→ **OBJECTIVE**
Copy nothing but the stretch that opens with the line containing "Generate a Python" and closes with the line containing "W, H = 813, 589". Keep pictures out.

→ **DATA SUPPLIED**
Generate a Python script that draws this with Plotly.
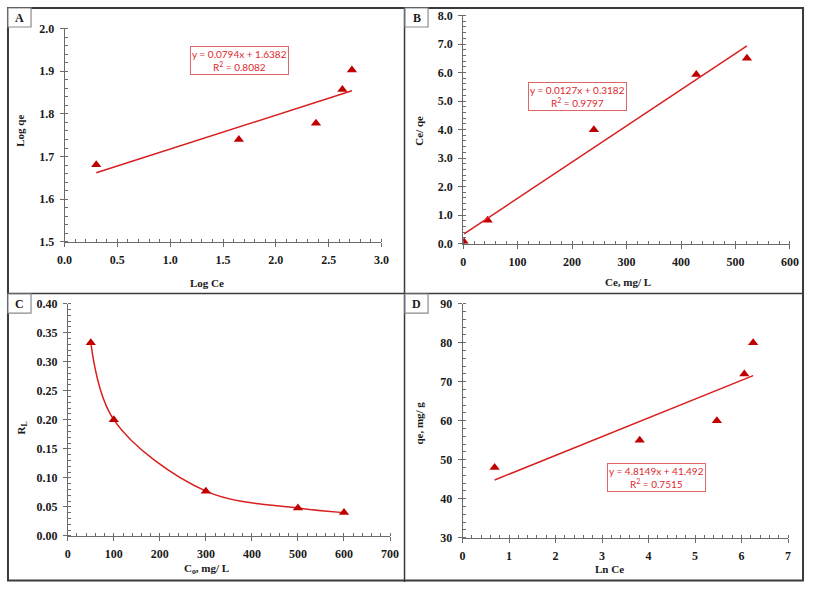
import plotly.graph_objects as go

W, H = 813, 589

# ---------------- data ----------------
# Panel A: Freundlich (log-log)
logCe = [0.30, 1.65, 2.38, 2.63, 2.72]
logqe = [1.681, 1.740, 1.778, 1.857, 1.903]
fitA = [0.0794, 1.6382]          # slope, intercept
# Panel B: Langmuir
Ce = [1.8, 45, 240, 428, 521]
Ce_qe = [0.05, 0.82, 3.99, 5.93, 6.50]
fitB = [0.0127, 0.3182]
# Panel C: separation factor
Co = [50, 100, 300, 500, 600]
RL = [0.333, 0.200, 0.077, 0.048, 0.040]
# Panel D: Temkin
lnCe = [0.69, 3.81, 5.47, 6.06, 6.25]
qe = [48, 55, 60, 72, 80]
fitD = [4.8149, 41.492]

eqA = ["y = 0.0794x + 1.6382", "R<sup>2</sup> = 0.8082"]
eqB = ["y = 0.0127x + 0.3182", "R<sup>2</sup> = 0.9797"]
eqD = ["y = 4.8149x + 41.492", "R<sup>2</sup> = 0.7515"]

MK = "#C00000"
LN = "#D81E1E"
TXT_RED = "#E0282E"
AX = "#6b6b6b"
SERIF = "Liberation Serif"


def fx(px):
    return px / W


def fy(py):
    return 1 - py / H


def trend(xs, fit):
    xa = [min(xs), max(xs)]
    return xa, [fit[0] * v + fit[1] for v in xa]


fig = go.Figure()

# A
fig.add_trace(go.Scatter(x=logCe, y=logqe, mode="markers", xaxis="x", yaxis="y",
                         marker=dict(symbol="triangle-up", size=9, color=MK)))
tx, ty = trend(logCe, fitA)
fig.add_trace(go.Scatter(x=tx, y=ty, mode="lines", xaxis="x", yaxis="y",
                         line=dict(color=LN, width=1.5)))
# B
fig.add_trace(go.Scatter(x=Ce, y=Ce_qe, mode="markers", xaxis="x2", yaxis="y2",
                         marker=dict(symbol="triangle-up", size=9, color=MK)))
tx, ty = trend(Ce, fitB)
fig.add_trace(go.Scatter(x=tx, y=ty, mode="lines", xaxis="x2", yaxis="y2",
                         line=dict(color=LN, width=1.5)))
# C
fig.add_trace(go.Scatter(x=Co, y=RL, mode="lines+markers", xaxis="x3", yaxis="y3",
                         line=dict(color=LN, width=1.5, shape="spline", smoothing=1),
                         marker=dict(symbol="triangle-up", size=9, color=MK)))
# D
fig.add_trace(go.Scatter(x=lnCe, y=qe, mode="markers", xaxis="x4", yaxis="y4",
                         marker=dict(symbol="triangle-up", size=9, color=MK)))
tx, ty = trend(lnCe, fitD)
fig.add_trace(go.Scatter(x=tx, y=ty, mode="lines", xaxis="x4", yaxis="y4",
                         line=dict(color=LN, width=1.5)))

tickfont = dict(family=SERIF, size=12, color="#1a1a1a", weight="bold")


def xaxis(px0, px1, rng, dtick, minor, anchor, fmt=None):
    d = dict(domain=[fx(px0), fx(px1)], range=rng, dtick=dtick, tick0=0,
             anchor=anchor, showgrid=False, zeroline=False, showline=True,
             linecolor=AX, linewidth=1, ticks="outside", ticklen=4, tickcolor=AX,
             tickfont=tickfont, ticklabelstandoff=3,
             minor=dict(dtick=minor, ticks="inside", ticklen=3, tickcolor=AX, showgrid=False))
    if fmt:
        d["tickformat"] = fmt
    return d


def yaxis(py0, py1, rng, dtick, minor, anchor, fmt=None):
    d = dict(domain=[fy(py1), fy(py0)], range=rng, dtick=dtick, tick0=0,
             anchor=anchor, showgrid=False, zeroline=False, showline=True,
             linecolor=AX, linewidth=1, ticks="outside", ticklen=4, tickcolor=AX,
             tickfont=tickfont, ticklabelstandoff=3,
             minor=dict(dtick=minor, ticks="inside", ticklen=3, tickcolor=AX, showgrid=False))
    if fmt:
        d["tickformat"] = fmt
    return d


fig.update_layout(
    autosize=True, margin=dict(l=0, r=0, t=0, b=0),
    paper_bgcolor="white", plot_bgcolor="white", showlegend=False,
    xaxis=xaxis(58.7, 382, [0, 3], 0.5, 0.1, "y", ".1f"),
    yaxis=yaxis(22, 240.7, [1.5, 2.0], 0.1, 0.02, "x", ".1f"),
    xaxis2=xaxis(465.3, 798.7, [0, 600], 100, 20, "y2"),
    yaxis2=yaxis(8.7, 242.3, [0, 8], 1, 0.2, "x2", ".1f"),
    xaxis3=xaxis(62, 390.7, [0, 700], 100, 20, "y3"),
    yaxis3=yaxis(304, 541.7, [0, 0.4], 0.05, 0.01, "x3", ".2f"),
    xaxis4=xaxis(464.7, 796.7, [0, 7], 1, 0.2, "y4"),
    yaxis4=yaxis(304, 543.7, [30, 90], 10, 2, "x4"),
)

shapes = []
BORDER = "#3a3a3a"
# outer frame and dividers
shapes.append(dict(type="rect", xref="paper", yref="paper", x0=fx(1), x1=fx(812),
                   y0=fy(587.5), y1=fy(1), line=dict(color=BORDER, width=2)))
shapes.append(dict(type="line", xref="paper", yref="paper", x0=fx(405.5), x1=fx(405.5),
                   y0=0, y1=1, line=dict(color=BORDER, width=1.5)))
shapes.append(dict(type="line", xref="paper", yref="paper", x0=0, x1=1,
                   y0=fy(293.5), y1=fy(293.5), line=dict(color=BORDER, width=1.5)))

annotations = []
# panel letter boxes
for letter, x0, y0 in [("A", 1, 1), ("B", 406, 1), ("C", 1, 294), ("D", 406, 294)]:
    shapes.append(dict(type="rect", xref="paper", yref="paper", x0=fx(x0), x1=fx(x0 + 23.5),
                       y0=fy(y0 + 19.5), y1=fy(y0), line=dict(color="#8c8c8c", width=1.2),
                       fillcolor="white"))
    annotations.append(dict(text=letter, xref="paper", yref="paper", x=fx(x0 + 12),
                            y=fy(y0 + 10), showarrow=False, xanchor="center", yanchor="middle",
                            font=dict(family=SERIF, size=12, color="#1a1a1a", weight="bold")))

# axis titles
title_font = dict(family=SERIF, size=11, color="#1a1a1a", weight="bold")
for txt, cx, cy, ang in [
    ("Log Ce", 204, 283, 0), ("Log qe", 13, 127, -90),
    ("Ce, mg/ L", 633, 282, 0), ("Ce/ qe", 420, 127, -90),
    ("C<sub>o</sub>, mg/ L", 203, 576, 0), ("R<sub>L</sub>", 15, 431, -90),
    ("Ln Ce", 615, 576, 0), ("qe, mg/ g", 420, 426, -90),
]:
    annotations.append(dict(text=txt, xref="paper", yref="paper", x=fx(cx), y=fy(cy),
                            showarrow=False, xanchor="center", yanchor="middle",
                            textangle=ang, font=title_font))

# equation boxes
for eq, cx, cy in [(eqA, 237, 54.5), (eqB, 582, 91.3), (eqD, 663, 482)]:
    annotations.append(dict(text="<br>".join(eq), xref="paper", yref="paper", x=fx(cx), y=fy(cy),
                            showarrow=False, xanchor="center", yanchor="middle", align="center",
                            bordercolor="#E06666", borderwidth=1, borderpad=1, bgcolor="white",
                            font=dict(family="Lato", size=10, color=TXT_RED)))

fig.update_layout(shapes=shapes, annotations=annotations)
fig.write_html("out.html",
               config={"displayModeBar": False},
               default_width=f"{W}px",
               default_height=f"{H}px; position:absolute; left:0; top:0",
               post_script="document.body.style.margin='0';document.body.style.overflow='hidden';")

--

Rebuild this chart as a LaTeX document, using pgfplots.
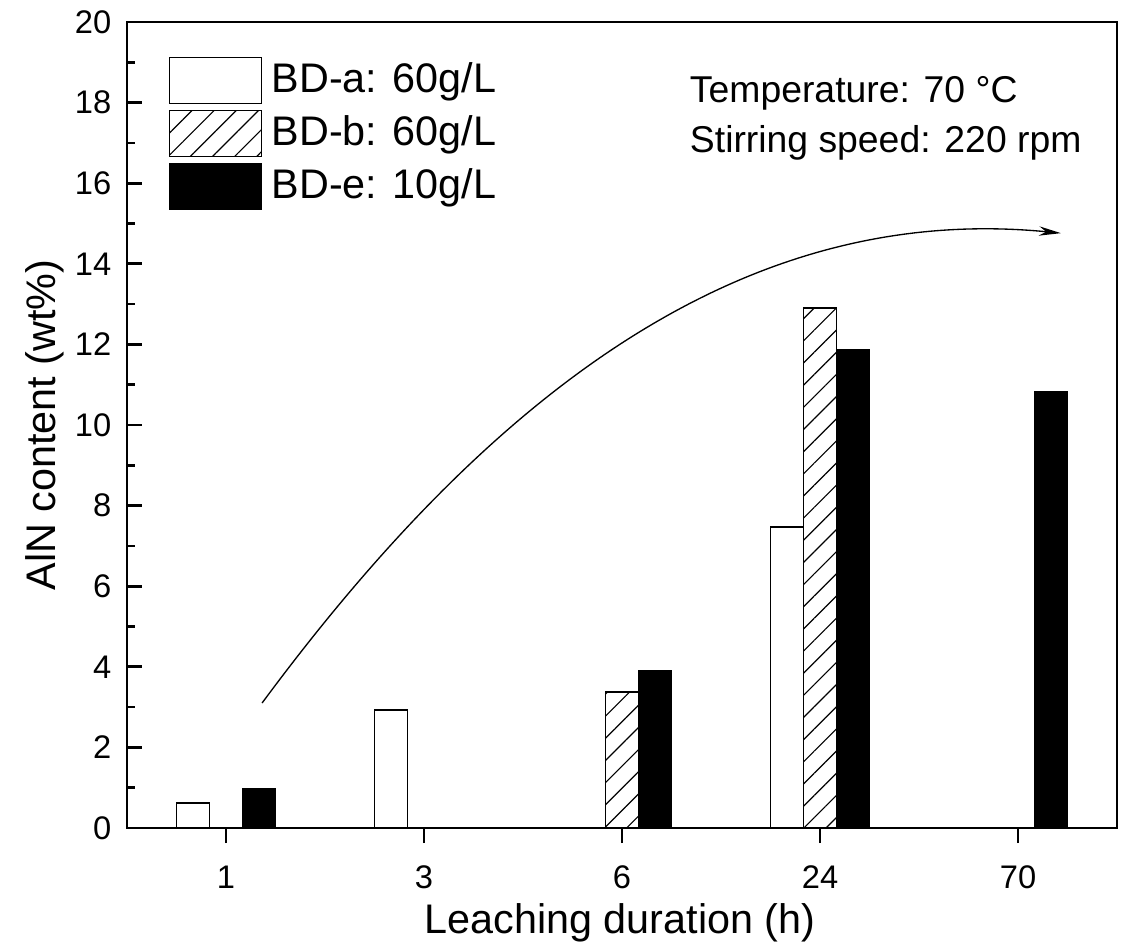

==

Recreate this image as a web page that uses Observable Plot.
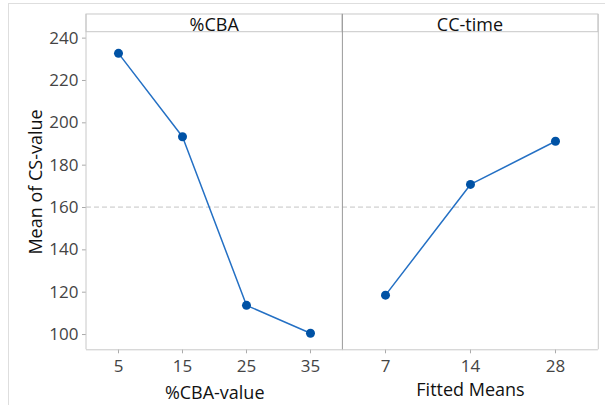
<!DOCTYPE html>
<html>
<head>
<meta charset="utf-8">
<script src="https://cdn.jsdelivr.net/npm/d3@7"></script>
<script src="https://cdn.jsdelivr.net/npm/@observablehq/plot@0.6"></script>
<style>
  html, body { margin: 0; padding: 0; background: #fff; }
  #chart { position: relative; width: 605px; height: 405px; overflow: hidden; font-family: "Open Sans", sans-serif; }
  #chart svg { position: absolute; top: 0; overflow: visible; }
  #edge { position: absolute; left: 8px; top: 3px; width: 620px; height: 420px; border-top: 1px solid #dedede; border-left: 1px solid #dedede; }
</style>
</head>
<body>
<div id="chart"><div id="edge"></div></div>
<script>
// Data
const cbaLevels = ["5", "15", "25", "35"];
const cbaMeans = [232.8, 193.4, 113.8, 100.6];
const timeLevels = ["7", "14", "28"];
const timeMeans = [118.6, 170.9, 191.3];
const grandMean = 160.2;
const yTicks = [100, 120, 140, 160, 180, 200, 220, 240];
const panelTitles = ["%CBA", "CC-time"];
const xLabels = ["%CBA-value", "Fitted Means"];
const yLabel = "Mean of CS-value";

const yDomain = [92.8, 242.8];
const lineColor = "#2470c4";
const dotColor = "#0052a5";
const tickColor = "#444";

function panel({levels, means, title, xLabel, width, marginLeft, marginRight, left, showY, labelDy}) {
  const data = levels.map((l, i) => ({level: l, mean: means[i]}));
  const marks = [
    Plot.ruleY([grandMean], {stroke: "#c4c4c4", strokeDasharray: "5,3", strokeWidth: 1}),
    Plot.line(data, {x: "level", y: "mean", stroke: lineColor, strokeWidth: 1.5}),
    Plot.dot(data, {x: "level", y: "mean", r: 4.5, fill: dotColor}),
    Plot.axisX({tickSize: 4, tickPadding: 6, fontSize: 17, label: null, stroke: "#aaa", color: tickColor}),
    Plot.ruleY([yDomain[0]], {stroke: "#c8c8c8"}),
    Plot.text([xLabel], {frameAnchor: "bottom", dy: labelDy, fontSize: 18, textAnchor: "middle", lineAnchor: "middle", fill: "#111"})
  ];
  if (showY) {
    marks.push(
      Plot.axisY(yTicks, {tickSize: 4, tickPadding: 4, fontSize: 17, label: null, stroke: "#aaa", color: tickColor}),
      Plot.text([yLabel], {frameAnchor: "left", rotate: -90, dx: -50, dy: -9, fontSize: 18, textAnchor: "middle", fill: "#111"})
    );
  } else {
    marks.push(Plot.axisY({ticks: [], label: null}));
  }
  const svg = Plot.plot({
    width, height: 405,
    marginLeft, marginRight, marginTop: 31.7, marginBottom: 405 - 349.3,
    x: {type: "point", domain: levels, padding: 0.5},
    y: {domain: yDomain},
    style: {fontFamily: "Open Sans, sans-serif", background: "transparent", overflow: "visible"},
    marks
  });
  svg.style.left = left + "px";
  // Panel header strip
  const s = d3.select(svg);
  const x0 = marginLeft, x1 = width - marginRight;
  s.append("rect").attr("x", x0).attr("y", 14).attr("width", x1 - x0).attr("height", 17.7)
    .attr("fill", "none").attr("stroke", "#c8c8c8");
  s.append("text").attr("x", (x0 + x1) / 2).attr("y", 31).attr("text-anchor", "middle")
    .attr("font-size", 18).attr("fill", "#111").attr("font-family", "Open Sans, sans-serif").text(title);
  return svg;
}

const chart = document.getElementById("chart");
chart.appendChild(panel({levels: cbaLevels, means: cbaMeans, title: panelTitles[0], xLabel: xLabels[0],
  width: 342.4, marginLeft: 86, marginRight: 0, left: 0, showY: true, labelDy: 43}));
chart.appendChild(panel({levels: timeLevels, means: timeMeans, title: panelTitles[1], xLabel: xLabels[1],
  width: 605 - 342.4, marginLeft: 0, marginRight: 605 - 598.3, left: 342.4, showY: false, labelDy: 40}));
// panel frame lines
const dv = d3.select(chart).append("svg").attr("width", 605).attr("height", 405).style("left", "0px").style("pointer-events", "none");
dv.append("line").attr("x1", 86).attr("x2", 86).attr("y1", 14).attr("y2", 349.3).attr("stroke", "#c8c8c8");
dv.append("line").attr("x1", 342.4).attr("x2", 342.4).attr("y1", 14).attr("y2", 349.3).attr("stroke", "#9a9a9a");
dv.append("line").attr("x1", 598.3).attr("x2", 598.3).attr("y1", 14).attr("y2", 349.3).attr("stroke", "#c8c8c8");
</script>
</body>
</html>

→ **EXERCISE RESPONSE**
Generate a Python script that draws this with Plotly.
import plotly.graph_objects as go

W, H = 813, 589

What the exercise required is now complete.